Having acknowledged that, however, he spent thousands of words arguing that the emails had inflicted a fatal blow on the science of climate change. He used the existence of the emails to argue points that are not, in fact, supported by the documents themselves.

He implied, for example, that the emails undermined the “notorious ‘hockey stick’ ” – a climate reconstruction graph that several of the email correspondents had worked on together.

This is simply not true. There is no compelling new criticism of the hockey stick in the emails. There is evidence that the scientists had debated fervently among themselves, working to ensure that they could account as far as possible for the potential problems in the reconstruction. There is evidence that they worked to withhold data from an enthsiastic critic of the “stick.”

But the emails go no further – and in dismissing this important scientific study, the Standard overlooks a huge body of independent evidence that shows that the hockey stick can be replicated by other scientists, using other information sources and other methodologies. That’s one of the most respected mechanisms for confirming a scientific theory: ensuring that results can be replicated.

In concentrating on the hockey stick, the critics are trying to pick at what they perceive to be a weak spot, and in doing so, they draw focus away from a larger body of evidence. It is a public relations sleight of hand.

The most serious charges arising from the emails is that the scientists tried to hide data – in one cases that the director of the Climatic Research Unit, Phil Jones, urged others to delete information that might be made  available through freedom of information laws in the UK. This is a very serious charge that the University of East Anglia is investigating. Jones has stepped down pending a resolution.

But, without justifying any alleged activities, it’s worth looking at the behavior of the critic from whom the scientists sought to hide data. Canadian mining official Stephen McIntyre has been a tireless critic of the scientists in question, reinterpreting their work in a way that tends to undermine their conclusions. That, too, is fair game in science – within reason.

But even since the stolen emails were released, McIntyre has shown himself capable of handling information in a way that must lead you to question his own motives – even his integrity. If he is capable in the current circumstances of removimng critical pieces of text from an email to substantially change its meaning, you could understand why the scientists would have been reticent to give him their data – to invite him to approach their carefully wrought science with the same, agenda-driven determination.

That, ultimately, is the issue here: what is the agenda of the people who stole the CRU emails? And what is the agenda of those who are so loudly criticizing the scientists as a result?

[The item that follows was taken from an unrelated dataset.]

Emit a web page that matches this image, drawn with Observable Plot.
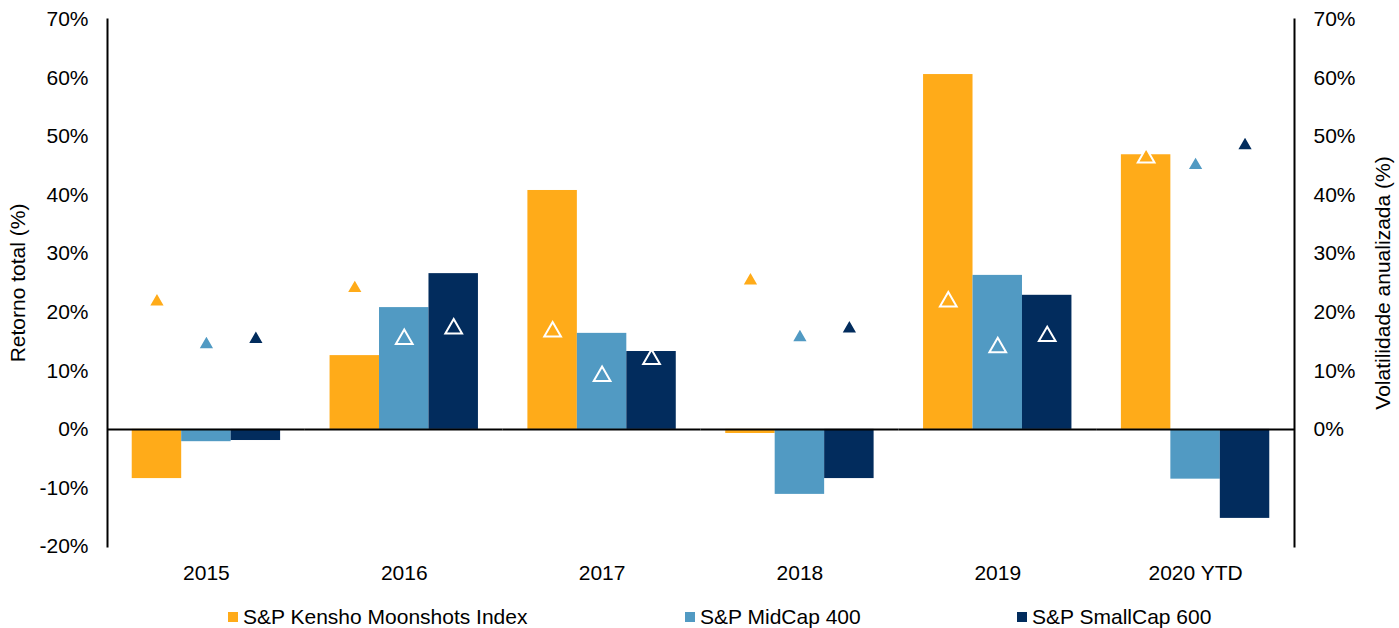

“Hacking” into the East Anglia system was not the act of some under-challenged 18-year-old. This is one of the more sophisticated computer systems in the world. Breaking in would have demanded serious expertise. And rounding up 13 years of emails from within that computer would have been a considerable additional technical burden.

Then, someone sifted through those emails, choosing to release 1,000, but aggressively highlighting just a few. This again is not the act of a youthful “hacker” indulging in a bit of harmless mischief. Someone spent a great deal of time on this project – someone who had a serious motivation to make us all doubt climate science.

There is, at this point, no proof that the people in question work for the fossil fuel industry. There are suspicious trails leading through Russia and Saudi Arabia, but no proof. There also is no proof that people like Hayward are other than credulous dupes of a decades-long campaign to make us all question climate science.

But when you look at the way this information is being used – when you read accounts like this, which allege a body of evidence which does not, in fact, exist within the email documents – you have to be suspicious.

There are lots of good reasons to address climate change, because doing so has may other benefits. Conserving energy saves money. Searchng for affordable alternatives to fossil fuels extends the supply of a finite resource. Avoiding the burning of fossil fuels promises health benefits for people around the world, and especially for those who live in crowded, polluted cities or near coal-fired electrical plants.

There are also real dividends to be had from being first in the race to develop great, green alternative technologies. You don’t have to be a climate activist to benefit from reacting to the threat of climate change.

But failing to react, especially on the strength of an agenda-driven and poorly informed argument – an argument that misinterprets or misrepresents information that was tainted from the moment it was stolen, would be a serious mistake.